Tuesday, 28 February 2012

  • Jesus and Spam: Getting Caught in Life's Spam Filter

    By Andy at Faith and Geekery

    When was the last time you checked your spam folder? If it has been more than a week, there’s probably something in there. Go check it out.

    What’s in there? Perhaps something about Viagra, a data entry job, blog advertising nonsense, or perhaps even a letter from the Prince of Nigeria asking for $5,000 so he can free up some money and then he’ll pay you back to the tune of $10,000.

    If you have a blog that allows comments, chances are you get ten times more span than actual comments.

    Spam is easy to spot. It often has caps lock, exclamation points, and a jumbled mess of misspelled words.

    There are times when an email from a real, actual person slips into my spam folder and I have to retrieve it out of there, sending it back to the inbox, where it belongs, saving it from the darkness of the spam folder. Sound familiar?

    I think there are at least two spam-related metaphors when it comes to telling Jesus’ story. The first is similar to the parable of the lost sheep as recorded in Luke 15.

    In this parable, Jesus speaks about a shepherd having 100 sheep, but one of them runs away and gets lost, so the shepherd leaves the other 99 sheep to find the one lost sheep, and there is great rejoicing in finding this lost sheep. Jesus also says in John 10 that He is the Good Shepherd.

    If we modernize this metaphor of Jesus as shepherd and humans as sheep, we might get something like this: a geek is checking emails and happens to look in the spam folder. Upon seeing an email that isn’t spam, the geek checks the box next to the email and hits the “Not spam” button sending that email and any subsequent emails from the sender into the inbox.

    We are the email confined to the spam folder. Jesus is the geek. The inbox is heaven.

    Another way to look at spam as it relates to Jesus isn’t all too different. It’s more of an expansion, examining how Jesus came into our world and what people were expecting the Messiah to be.

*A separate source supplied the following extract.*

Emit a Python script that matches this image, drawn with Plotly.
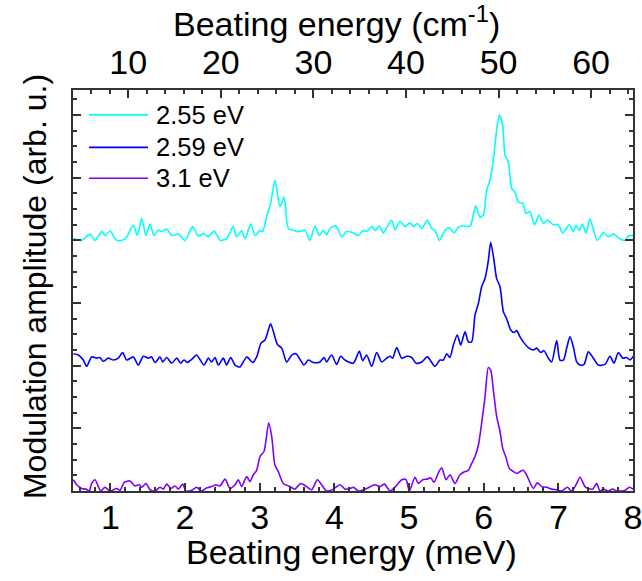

    The prophecies surrounding the Messiah were well known to the masses. Jewish people at that time believed that the Messiah would come to free them from their oppression and that the Messiah would come from a distinguished background. Well Jesus did those things but not in the way people expected. God always has a way of surprising us.

    Many Jewish people thought the oppression they were suffering and needed to be freed from was coming from the Romans. These people did not realize that they (and every human being who has ever lived) needed to be delivered from the oppression of their sins that had existed since the fall of Adam and Eve. And Jesus certainly did come from a distinguished background, the line of David, the King.

    But very few people who should have noticed Jesus’ coming really did. People were looking for a war and a soldier to lead it. They found a babe wrapped in swaddling clothes. They found the son of a carpenter.

    Even John the Baptist required clarification. We see in Luke 7 that John sends his disciples to Jesus to make sure that Jesus is “the one to come.” But Jesus’ answer isn’t, “Yes, let’s march on the Romans and take charge of the government!” Jesus’ answer is, “The blind receive sight, the lame walk, those who have leprosy are cleansed, the deaf hear, the dead are raised, and the good news is proclaimed to the poor.”

    Not exactly one’s typical idea of a warrior…

    The Jewish people in Jesus’ time were looking for something very specific and they were looking in specific places. They had placed God’s Messiah into a box. Jesus didn’t fit their predetermined notions, so many of them didn’t see the obvious truth in front of their faces: Jesus was the Messiah.

    This idea of Jesus coming but not being properly received is echoed throughout the Gospels and Paul’s writings, perhaps best put in John 1:11, “He came to that which was his own, but his own did not receive him.”

    Think of it this way. We are all emails. Certain religious leaders believed themselves to be “inbox worthy” and that the Messiah would certainly be like them, easily recognizable as inbox worthy. Those who were less important were relegated to the spam folder, where they were forgotten and eventually deleted. Jesus came to the inbox people and they did not want him, so they sent Him to the spam folder to be deleted.

    But after Jesus is deleted from the spam folder, he doesn’t stay deleted permanently. He comes back to life and not just back to the spam folder, but He overtakes the inbox and brings all the other lost and forgotten spam messages with him to the inbox, giving them not just life, but abundant life.

    Sometimes we feel like spam, don’t we? We feel locked away in a folder where nobody ever looks. We feel like unwanted, ignored, worthless, unlovable, just waiting to be permanently deleted. But Jesus doesn’t think we’re spam. Jesus became spam for us and broke the filter’s chains, bringing us to the inbox, bringing us to heaven with Him.

    You are not spam. You are a new creation in Jesus.